*PROBLEM*. All of the material below is to be restated word for word, apart from the pictures.

*INFORMATION PROVIDED*.
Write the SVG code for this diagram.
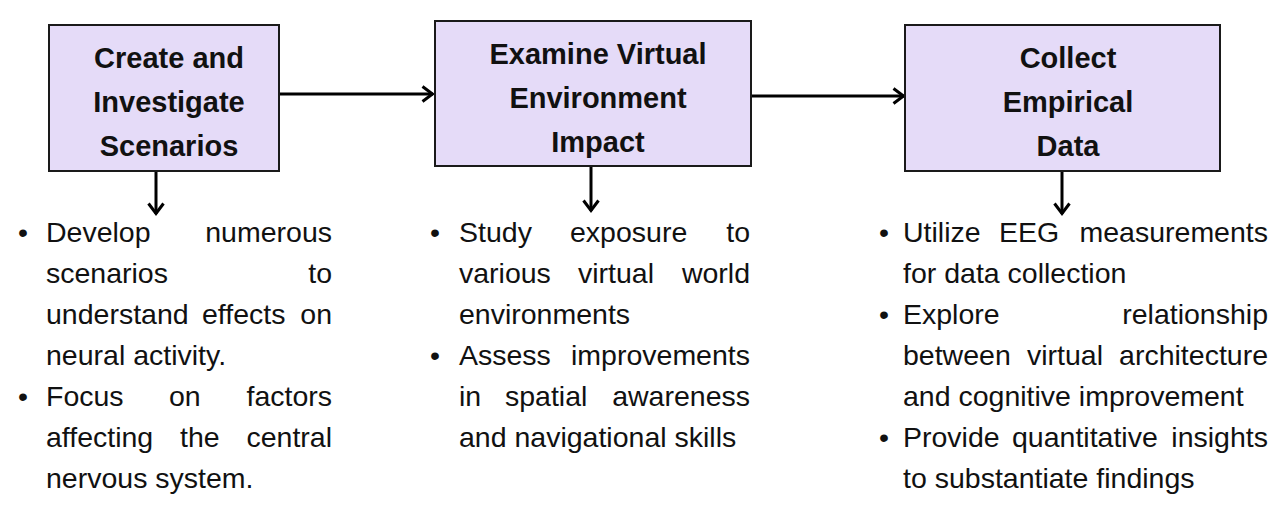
<svg xmlns="http://www.w3.org/2000/svg" width="1279" height="516" viewBox="0 0 1279 516">
<style>
.box{fill:#E5DBF8;stroke:#1a1a1a;stroke-width:2}
.t{font-family:"Liberation Sans",Arial,sans-serif;font-weight:bold;font-size:29px;fill:#111;text-anchor:middle}
.b{font-family:"Liberation Sans",Arial,sans-serif;font-size:28.5px;fill:#111}
.e{text-anchor:end}
.c{stroke:#000;stroke-width:3;fill:none}
</style>
<defs>
<marker id="ah" viewBox="0 0 14 18" refX="12.5" refY="9" markerWidth="14" markerHeight="18" markerUnits="userSpaceOnUse" orient="auto">
<path d="M2,1.5 L12,9 L2,16.5" fill="none" stroke="#000" stroke-width="3"/>
</marker>
</defs>
<g id="connectors">
<line class="c" x1="279" y1="94" x2="433" y2="94" marker-end="url(#ah)"/>
<line class="c" x1="751" y1="96" x2="904" y2="96" marker-end="url(#ah)"/>
<line class="c" x1="156" y1="171" x2="156" y2="214" marker-end="url(#ah)"/>
<line class="c" x1="591" y1="166" x2="591" y2="211" marker-end="url(#ah)"/>
<line class="c" x1="1062" y1="171" x2="1062" y2="214" marker-end="url(#ah)"/>
</g>
<g id="node1">
<rect class="box" x="49" y="25" width="230" height="146"/>
<text class="t" x="169" y="68">Create and</text>
<text class="t" x="169" y="112">Investigate</text>
<text class="t" x="169" y="156">Scenarios</text>
</g>
<g id="node2">
<rect class="box" x="435" y="21" width="316" height="145"/>
<text class="t" x="598" y="64">Examine Virtual</text>
<text class="t" x="598" y="108">Environment</text>
<text class="t" x="598" y="152">Impact</text>
</g>
<g id="node3">
<rect class="box" x="905" y="25" width="315" height="146"/>
<text class="t" x="1068" y="68">Collect</text>
<text class="t" x="1068" y="112">Empirical</text>
<text class="t" x="1068" y="156">Data</text>
</g>
<g id="list1" class="b">
<text x="23" y="242" text-anchor="middle">•</text>
<text x="46" y="242">Develop</text><text x="332" y="242" class="e">numerous</text>
<text x="46" y="283">scenarios</text><text x="332" y="283" class="e">to</text>
<text x="46" y="324">understand</text><text x="202" y="324">effects</text><text x="332" y="324" class="e">on</text>
<text x="46" y="365">neural activity.</text>
<text x="23" y="406" text-anchor="middle">•</text>
<text x="46" y="406">Focus</text><text x="169" y="406">on</text><text x="332" y="406" class="e">factors</text>
<text x="46" y="447">affecting</text><text x="180" y="447">the</text><text x="332" y="447" class="e">central</text>
<text x="46" y="488">nervous system.</text>
</g>
<g id="list2" class="b">
<text x="435" y="242" text-anchor="middle">•</text>
<text x="459" y="242">Study</text><text x="570" y="242">exposure</text><text x="750" y="242" class="e">to</text>
<text x="459" y="283">various</text><text x="578" y="283">virtual</text><text x="750" y="283" class="e">world</text>
<text x="459" y="324">environments</text>
<text x="435" y="365" text-anchor="middle">•</text>
<text x="459" y="365">Assess</text><text x="750" y="365" class="e">improvements</text>
<text x="459" y="406">in</text><text x="505" y="406">spatial</text><text x="750" y="406" class="e">awareness</text>
<text x="459" y="447">and navigational skills</text>
</g>
<g id="list3" class="b">
<text x="884" y="242" text-anchor="middle">•</text>
<text x="903" y="242">Utilize</text><text x="999" y="242">EEG</text><text x="1268" y="242" class="e">measurements</text>
<text x="903" y="283">for data collection</text>
<text x="884" y="324" text-anchor="middle">•</text>
<text x="903" y="324">Explore</text><text x="1268" y="324" class="e">relationship</text>
<text x="903" y="365">between</text><text x="1027" y="365">virtual</text><text x="1268" y="365" class="e">architecture</text>
<text x="903" y="406">and cognitive improvement</text>
<text x="884" y="447" text-anchor="middle">•</text>
<text x="903" y="447">Provide</text><text x="1012" y="447">quantitative</text><text x="1268" y="447" class="e">insights</text>
<text x="903" y="488">to substantiate findings</text>
</g>
</svg>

*RESPONSE*.
Write the SVG code for this diagram.
<svg xmlns="http://www.w3.org/2000/svg" width="1279" height="516" viewBox="0 0 1279 516">
<style>
.box{fill:#E5DBF8;stroke:#1a1a1a;stroke-width:2}
.t{font-family:"Liberation Sans",Arial,sans-serif;font-weight:bold;font-size:29px;fill:#111;text-anchor:middle}
.b{font-family:"Liberation Sans",Arial,sans-serif;font-size:28.5px;fill:#111}
.e{text-anchor:end}
.c{stroke:#000;stroke-width:3;fill:none}
</style>
<defs>
<marker id="ah" viewBox="0 0 14 18" refX="12.5" refY="9" markerWidth="14" markerHeight="18" markerUnits="userSpaceOnUse" orient="auto">
<path d="M2,1.5 L12,9 L2,16.5" fill="none" stroke="#000" stroke-width="3"/>
</marker>
</defs>
<g id="connectors">
<line class="c" x1="279" y1="94" x2="433" y2="94" marker-end="url(#ah)"/>
<line class="c" x1="751" y1="96" x2="904" y2="96" marker-end="url(#ah)"/>
<line class="c" x1="156" y1="171" x2="156" y2="214" marker-end="url(#ah)"/>
<line class="c" x1="591" y1="166" x2="591" y2="211" marker-end="url(#ah)"/>
<line class="c" x1="1062" y1="171" x2="1062" y2="214" marker-end="url(#ah)"/>
</g>
<g id="node1">
<rect class="box" x="49" y="25" width="230" height="146"/>
<text class="t" x="169" y="68">Create and</text>
<text class="t" x="169" y="112">Investigate</text>
<text class="t" x="169" y="156">Scenarios</text>
</g>
<g id="node2">
<rect class="box" x="435" y="21" width="316" height="145"/>
<text class="t" x="598" y="64">Examine Virtual</text>
<text class="t" x="598" y="108">Environment</text>
<text class="t" x="598" y="152">Impact</text>
</g>
<g id="node3">
<rect class="box" x="905" y="25" width="315" height="146"/>
<text class="t" x="1068" y="68">Collect</text>
<text class="t" x="1068" y="112">Empirical</text>
<text class="t" x="1068" y="156">Data</text>
</g>
<g id="list1" class="b">
<text x="23" y="242" text-anchor="middle">•</text>
<text x="46" y="242">Develop</text><text x="332" y="242" class="e">numerous</text>
<text x="46" y="283">scenarios</text><text x="332" y="283" class="e">to</text>
<text x="46" y="324">understand</text><text x="202" y="324">effects</text><text x="332" y="324" class="e">on</text>
<text x="46" y="365">neural activity.</text>
<text x="23" y="406" text-anchor="middle">•</text>
<text x="46" y="406">Focus</text><text x="169" y="406">on</text><text x="332" y="406" class="e">factors</text>
<text x="46" y="447">affecting</text><text x="180" y="447">the</text><text x="332" y="447" class="e">central</text>
<text x="46" y="488">nervous system.</text>
</g>
<g id="list2" class="b">
<text x="435" y="242" text-anchor="middle">•</text>
<text x="459" y="242">Study</text><text x="570" y="242">exposure</text><text x="750" y="242" class="e">to</text>
<text x="459" y="283">various</text><text x="578" y="283">virtual</text><text x="750" y="283" class="e">world</text>
<text x="459" y="324">environments</text>
<text x="435" y="365" text-anchor="middle">•</text>
<text x="459" y="365">Assess</text><text x="750" y="365" class="e">improvements</text>
<text x="459" y="406">in</text><text x="505" y="406">spatial</text><text x="750" y="406" class="e">awareness</text>
<text x="459" y="447">and navigational skills</text>
</g>
<g id="list3" class="b">
<text x="884" y="242" text-anchor="middle">•</text>
<text x="903" y="242">Utilize</text><text x="999" y="242">EEG</text><text x="1268" y="242" class="e">measurements</text>
<text x="903" y="283">for data collection</text>
<text x="884" y="324" text-anchor="middle">•</text>
<text x="903" y="324">Explore</text><text x="1268" y="324" class="e">relationship</text>
<text x="903" y="365">between</text><text x="1027" y="365">virtual</text><text x="1268" y="365" class="e">architecture</text>
<text x="903" y="406">and cognitive improvement</text>
<text x="884" y="447" text-anchor="middle">•</text>
<text x="903" y="447">Provide</text><text x="1012" y="447">quantitative</text><text x="1268" y="447" class="e">insights</text>
<text x="903" y="488">to substantiate findings</text>
</g>
</svg>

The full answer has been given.